La relación de la música con el ser humano también es considerada en la Iglesia. Inicialmente se reflejó en la cuestión de los instrumentos musicales. Santo Tomás recoge la idea de que los instrumentos aludidos profusamente en el Antiguo Testamento correspondían a la carnalidad de la Vieja Alianza. La Nueva Alianza, sin embargo, debía traslucir su carácter espiritual mediante la omisión en el culto divino de los instrumentos confeccionados por los hombres, usando sólo de la voz humana creada por Dios. No obstante, cuando santo Tomás verbalizó este pensamiento (s. XIII) el rito romano llevaba varios siglos empleando el órgano en sus celebraciones. Las iglesias orientales, sin embargo, continúan aún hoy omitiendo los instrumentos en el culto.
Siguiendo a Chesterton cabría trazar un paralelismo entre estas dos posturas y los respectivos sustratos filosóficos del cristianismo en Oriente y Occidente: la herencia platónica del primero y la influencia aristotélica en el segundo, que se abre con más confianza a la relación de lo espiritual con lo material.
En cuanto a la música como elemento integrante de la vida comunitaria, es de observar que cada rito cristiano forjó melodías vinculadas a momentos concretos de la vida litúrgica. En este sentido, la precisión del canto gregoriano al encarnar el contenido y el contexto teológico-espiritual-litúrgico de la palabra es admirable, y en gran medida permanece inigualada.

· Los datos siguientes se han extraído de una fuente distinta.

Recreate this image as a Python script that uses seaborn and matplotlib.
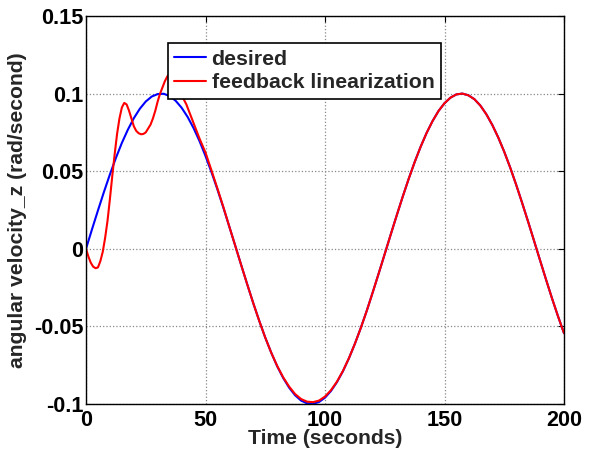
import matplotlib
matplotlib.use("Agg")
import matplotlib.pyplot as plt
import numpy as np
import pandas as pd
import seaborn as sns

# Desired angular velocity, sampled every 2.5 s over 0..200 s
t_desired = [i * 2.5 for i in range(81)]
w_desired = [
    0.0000, 0.0125, 0.0247, 0.0366, 0.0479, 0.0585, 0.0682, 0.0767, 0.0841, 0.0902,
    0.0949, 0.0981, 0.0997, 0.0999, 0.0984, 0.0954, 0.0909, 0.0850, 0.0778, 0.0694,
    0.0598, 0.0494, 0.0382, 0.0264, 0.0141, 0.0017, -0.0108, -0.0231, -0.0351, -0.0465,
    -0.0572, -0.0669, -0.0757, -0.0832, -0.0895, -0.0944, -0.0978, -0.0996, -0.0999, -0.0987,
    -0.0959, -0.0916, -0.0859, -0.0789, -0.0706, -0.0612, -0.0509, -0.0398, -0.0279, -0.0157,
    -0.0033, 0.0092, 0.0215, 0.0335, 0.0450, 0.0558, 0.0657, 0.0746, 0.0823, 0.0888,
    0.0938, 0.0974, 0.0995, 0.1000, 0.0989, 0.0964, 0.0923, 0.0867, 0.0798, 0.0717,
    0.0625, 0.0523, 0.0412, 0.0295, 0.0174, 0.0050, -0.0075, -0.0199, -0.0320, -0.0435,
    -0.0544,
]

# Feedback linearization response: dense samples during the transient, then 2.5 s steps
t_fl = [float(i) for i in range(0, 47)] + [47.5 + 2.5 * i for i in range(62)]
w_fl = [
    0.0000, -0.0050, -0.0090, -0.0115, -0.0125, -0.0120, -0.0080, -0.0020, 0.0070, 0.0180,
    0.0320, 0.0470, 0.0610, 0.0740, 0.0840, 0.0910, 0.0940, 0.0930, 0.0890, 0.0840,
    0.0790, 0.0760, 0.0745, 0.0738, 0.0740, 0.0750, 0.0775, 0.0800, 0.0840, 0.0890,
    0.0950, 0.1000, 0.1040, 0.1080, 0.1110, 0.1130, 0.1130, 0.1110, 0.1070, 0.1030,
    0.0990, 0.0960, 0.0930, 0.0890, 0.0850, 0.0810, 0.0770,
    0.0710, 0.0620, 0.0505, 0.0388, 0.0268, 0.0141, 0.0017, -0.0108, -0.0231, -0.0351,
    -0.0465, -0.0572, -0.0669, -0.0755, -0.0828, -0.0888, -0.0936, -0.0968, -0.0985, -0.0988,
    -0.0978, -0.0952, -0.0911, -0.0856, -0.0787, -0.0705, -0.0612, -0.0509, -0.0398, -0.0279,
    -0.0157, -0.0033, 0.0092, 0.0215, 0.0335, 0.0450, 0.0558, 0.0657, 0.0746, 0.0823,
    0.0888, 0.0938, 0.0974, 0.0995, 0.1000, 0.0989, 0.0964, 0.0923, 0.0867, 0.0798,
    0.0717, 0.0625, 0.0523, 0.0412, 0.0295, 0.0174, 0.0050, -0.0075, -0.0199, -0.0320,
    -0.0435, -0.0544,
]

x_ticks = [0, 50, 100, 150, 200]
x_tick_labels = ["0", "50", "100", "150", "200"]
y_ticks = [-0.1, -0.05, 0, 0.05, 0.1, 0.15]
y_tick_labels = ["-0.1", "-0.05", "0", "0.05", "0.1", "0.15"]

TICK_FS = 15.6
LABEL_FS = 15.2
LEGEND_FS = 15.3

sns.set_style("white")
plt.rcParams["font.family"] = ["Liberation Sans", "DejaVu Sans"]
plt.rcParams["font.weight"] = "bold"

df = pd.concat([
    pd.DataFrame({"t": t_desired, "w": w_desired, "series": "desired"}),
    pd.DataFrame({"t": t_fl, "w": w_fl, "series": "feedback linearization"}),
])

fig = plt.figure(figsize=(5.95, 4.57), dpi=100)
ax = fig.add_axes([86 / 595, 1 - 404 / 457, 478 / 595, 388 / 457])

sns.lineplot(data=df, x="t", y="w", hue="series",
             palette={"desired": "#0000ff", "feedback linearization": "#ff0000"},
             linewidth=1.5, ax=ax, estimator=None, sort=False)

ax.set_xlim(0, 200)
ax.set_ylim(-0.1, 0.15)
ax.set_xticks(x_ticks)
ax.set_xticklabels(x_tick_labels)
ax.set_yticks(y_ticks)
ax.set_yticklabels(y_tick_labels)

ax.grid(True, color="#888888", linestyle=":", linewidth=0.9)
ax.tick_params(direction="in", length=4, width=0.8, top=True, right=True,
               labelsize=TICK_FS, colors="black")
ax.tick_params(axis="x", pad=4)
ax.tick_params(axis="y", pad=2)
for lab in ax.get_xticklabels() + ax.get_yticklabels():
    lab.set_fontweight("bold")
for sp in ax.spines.values():
    sp.set_color("black")
    sp.set_linewidth(1.0)

ax.set_xlabel("Time (seconds)", fontsize=LABEL_FS, fontweight="bold", labelpad=-1)
ax.set_ylabel("angular velocity_z (rad/second)", fontsize=LABEL_FS,
              fontweight="bold", labelpad=5)

leg = ax.legend(loc="upper left", bbox_to_anchor=(0.1715, 0.930), borderaxespad=0,
                handlelength=1.5, handletextpad=0.25, labelspacing=0.22,
                borderpad=0.3, fancybox=False, framealpha=1, edgecolor="black",
                prop={"weight": "bold", "size": LEGEND_FS})
leg.get_frame().set_linewidth(1.2)
for line in leg.get_lines():
    line.set_linewidth(1.5)

fig.savefig("out.png", dpi=100, facecolor="white")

A partir del s. XIII el perfeccionamiento de la notación musical propició una gran actividad de composición de nuevas piezas. Aquí surgió el problema de la adecuación de las nuevas composiciones al ámbito sagrado del culto divino. Juan XXII (s. XIV) defendió la integridad del canto gregoriano frente a la práctica de transformarlo mediante eruditos artificios de composición, y en la misma línea se pronunció el concilio de Trento (s. XVI). Posteriormente la cuestión de la música en la vida litúrgica de la Iglesia ha sido objeto de dificultades periódicas. A este respecto cabe recordar que la enseñanza continua de la Iglesia ha sido siempre la correcta y clara proclamación del texto sagrado, y el rechazo de cualquier tipo de música que evoque lo profano (lo no-sacro), teniendo siempre al canto gregoriano como modelo para el rito romano.
Más allá del marco público-cultual, se puede abordar la relación entre música y espiritualidad desde una perspectiva antropológica. Nuestra época está experimentando, en el ámbito de la música «popular» o «de masas», un peso creciente del aspecto rítmico respecto al melódico-armónico. Baste comparar el repertorio popular de hace 80 o 100 años (valses, boleros, canción lírica), o no digamos ya las valiosas tradiciones orales anteriores, con géneros del último medio siglo como el hard rock, el heavy metal, el house o el reggaeton, sin excluir lenguajes más moderados rítmicamente como el pop.
Dado que actualmente se está tratando de crear un repertorio «popular» cristiano partiendo de los géneros musicales más divulgados, no sería vano lanzar una mirada a las grandes cuestiones sobre la música y el hombre que fueron objeto de reflexión durante milenios. Simplemente para examinarlo todo y quedarse con lo bueno.